## Task objective
Scan the records for the string "this"; copy each line where it occurs.

## Records provided
::::

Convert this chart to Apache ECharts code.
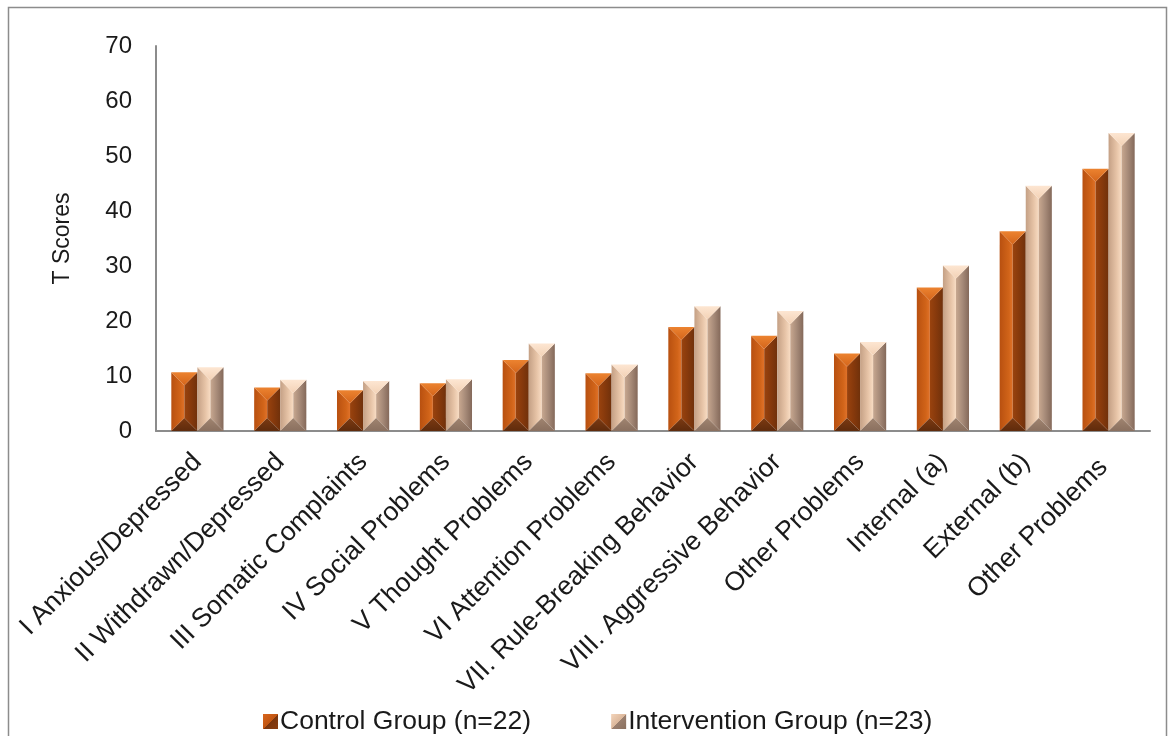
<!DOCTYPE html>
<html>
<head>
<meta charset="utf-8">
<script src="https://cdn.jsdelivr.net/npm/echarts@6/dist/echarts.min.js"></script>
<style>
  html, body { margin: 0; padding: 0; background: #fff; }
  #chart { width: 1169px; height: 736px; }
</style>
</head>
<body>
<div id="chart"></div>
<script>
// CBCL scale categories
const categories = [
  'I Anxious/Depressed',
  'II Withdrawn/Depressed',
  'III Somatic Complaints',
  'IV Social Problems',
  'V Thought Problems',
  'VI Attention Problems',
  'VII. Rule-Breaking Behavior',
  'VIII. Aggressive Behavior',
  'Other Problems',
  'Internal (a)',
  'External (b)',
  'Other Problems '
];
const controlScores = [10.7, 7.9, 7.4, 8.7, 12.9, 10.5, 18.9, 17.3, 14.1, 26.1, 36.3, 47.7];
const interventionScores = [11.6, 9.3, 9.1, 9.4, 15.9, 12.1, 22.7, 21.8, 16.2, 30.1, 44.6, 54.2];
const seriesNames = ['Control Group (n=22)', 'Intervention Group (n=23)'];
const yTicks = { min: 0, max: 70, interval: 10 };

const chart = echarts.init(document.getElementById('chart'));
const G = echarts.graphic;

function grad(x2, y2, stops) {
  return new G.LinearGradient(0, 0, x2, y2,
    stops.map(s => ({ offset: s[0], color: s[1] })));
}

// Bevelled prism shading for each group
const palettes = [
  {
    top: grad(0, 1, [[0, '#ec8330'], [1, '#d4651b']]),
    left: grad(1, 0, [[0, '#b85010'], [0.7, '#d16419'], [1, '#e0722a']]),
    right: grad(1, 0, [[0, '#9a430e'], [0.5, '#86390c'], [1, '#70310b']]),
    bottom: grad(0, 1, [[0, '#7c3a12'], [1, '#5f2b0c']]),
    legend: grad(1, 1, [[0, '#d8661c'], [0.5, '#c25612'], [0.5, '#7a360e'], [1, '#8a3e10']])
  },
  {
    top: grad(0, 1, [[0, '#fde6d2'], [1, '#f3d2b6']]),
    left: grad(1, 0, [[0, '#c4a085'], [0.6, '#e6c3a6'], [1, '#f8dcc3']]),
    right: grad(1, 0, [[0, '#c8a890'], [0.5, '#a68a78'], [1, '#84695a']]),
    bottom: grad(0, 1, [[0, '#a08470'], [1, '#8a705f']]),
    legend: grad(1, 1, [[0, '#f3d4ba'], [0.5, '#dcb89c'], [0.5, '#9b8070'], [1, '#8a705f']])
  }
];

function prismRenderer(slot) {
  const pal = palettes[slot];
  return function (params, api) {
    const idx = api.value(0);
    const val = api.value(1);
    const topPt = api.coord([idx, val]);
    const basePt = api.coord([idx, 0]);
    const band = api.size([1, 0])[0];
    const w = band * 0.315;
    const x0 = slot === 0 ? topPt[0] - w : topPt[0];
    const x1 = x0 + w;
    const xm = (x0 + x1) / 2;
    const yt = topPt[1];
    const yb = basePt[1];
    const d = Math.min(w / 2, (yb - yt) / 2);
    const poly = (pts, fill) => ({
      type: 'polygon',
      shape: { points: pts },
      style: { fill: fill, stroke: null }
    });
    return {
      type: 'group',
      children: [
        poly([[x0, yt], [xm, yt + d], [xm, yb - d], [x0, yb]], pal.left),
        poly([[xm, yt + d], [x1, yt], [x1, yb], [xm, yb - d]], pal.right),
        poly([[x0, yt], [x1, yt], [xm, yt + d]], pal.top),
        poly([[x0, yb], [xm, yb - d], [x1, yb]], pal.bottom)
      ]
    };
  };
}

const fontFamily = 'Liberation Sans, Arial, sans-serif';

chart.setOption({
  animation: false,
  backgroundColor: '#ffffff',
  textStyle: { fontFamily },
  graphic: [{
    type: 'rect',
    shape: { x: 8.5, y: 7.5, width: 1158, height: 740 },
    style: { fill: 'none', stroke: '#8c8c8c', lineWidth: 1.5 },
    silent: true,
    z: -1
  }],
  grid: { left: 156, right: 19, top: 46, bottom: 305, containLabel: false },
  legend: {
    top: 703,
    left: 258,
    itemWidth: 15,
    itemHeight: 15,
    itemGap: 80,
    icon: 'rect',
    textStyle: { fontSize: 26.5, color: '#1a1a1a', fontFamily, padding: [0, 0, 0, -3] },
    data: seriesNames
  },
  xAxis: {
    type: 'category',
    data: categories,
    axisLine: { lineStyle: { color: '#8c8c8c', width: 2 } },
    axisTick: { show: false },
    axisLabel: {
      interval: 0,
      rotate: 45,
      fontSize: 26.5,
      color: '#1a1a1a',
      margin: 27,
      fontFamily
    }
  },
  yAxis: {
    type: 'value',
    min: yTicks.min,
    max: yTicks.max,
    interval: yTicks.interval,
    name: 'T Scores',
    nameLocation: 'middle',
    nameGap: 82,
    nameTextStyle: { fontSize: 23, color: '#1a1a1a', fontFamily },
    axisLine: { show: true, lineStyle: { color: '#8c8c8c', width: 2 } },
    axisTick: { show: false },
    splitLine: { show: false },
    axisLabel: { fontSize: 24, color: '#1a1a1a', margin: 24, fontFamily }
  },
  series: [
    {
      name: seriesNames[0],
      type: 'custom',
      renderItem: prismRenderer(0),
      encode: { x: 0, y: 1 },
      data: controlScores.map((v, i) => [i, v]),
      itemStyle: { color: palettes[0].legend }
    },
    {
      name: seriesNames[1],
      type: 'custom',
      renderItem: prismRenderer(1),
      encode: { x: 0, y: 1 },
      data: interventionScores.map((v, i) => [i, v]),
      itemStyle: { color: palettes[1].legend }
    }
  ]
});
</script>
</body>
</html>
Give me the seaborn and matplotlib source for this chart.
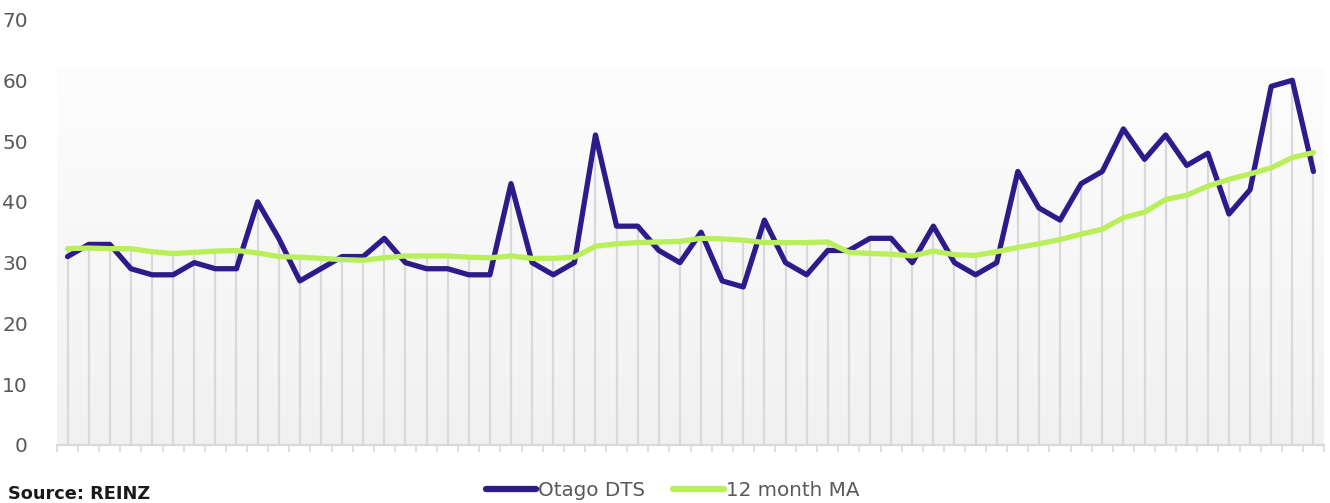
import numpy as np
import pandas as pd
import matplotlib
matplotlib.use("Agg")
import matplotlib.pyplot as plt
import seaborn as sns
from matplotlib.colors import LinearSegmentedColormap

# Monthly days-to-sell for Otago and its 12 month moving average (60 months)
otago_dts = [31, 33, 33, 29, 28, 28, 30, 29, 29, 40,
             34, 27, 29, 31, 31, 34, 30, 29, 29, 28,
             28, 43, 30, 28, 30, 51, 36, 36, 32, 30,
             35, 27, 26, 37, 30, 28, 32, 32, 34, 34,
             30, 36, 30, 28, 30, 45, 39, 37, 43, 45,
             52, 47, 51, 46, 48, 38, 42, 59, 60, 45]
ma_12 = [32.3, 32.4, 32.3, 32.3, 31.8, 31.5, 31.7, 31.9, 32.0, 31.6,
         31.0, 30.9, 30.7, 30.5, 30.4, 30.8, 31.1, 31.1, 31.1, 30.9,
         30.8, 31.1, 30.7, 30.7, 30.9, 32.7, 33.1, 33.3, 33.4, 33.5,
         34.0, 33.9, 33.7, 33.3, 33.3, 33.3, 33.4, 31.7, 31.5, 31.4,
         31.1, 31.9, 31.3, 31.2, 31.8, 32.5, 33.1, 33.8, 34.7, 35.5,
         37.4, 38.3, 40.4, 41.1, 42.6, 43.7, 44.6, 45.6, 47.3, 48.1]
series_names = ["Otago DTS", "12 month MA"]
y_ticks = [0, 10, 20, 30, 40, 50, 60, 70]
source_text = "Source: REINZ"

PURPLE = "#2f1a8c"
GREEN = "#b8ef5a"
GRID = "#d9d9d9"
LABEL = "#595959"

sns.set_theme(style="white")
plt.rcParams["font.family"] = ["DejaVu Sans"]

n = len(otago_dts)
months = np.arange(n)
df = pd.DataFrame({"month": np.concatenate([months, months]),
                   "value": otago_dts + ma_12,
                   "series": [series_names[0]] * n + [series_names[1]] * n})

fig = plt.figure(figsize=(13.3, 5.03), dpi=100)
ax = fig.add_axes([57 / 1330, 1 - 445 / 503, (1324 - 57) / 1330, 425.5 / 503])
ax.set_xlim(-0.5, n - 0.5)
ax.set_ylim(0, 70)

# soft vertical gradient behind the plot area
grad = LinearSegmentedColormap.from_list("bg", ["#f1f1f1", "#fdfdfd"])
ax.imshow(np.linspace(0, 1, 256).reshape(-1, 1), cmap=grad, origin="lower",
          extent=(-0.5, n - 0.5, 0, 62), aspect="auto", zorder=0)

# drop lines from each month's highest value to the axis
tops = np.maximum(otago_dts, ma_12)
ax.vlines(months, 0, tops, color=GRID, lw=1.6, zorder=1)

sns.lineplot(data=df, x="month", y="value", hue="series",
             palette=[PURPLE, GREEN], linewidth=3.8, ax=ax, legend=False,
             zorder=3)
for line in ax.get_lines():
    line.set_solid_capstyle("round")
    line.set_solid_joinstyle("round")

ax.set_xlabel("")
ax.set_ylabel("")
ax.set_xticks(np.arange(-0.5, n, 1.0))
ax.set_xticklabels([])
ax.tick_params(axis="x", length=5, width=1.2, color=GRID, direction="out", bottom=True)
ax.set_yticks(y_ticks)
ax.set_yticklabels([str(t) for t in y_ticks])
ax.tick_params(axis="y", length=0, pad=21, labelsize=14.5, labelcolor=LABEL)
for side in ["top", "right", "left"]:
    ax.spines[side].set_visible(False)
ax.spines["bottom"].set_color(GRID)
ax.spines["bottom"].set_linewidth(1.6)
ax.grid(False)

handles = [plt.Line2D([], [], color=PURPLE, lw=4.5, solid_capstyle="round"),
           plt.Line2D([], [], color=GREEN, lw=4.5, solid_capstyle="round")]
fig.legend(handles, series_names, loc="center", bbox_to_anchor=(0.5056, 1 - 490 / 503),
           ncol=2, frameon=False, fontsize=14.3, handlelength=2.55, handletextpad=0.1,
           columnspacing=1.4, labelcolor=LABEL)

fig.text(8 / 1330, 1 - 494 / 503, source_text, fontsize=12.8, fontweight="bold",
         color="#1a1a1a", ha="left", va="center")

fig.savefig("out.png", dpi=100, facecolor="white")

::::

## Exercise solution
Convert this chart to Apache ECharts code.
Give me the seaborn and matplotlib source for this chart.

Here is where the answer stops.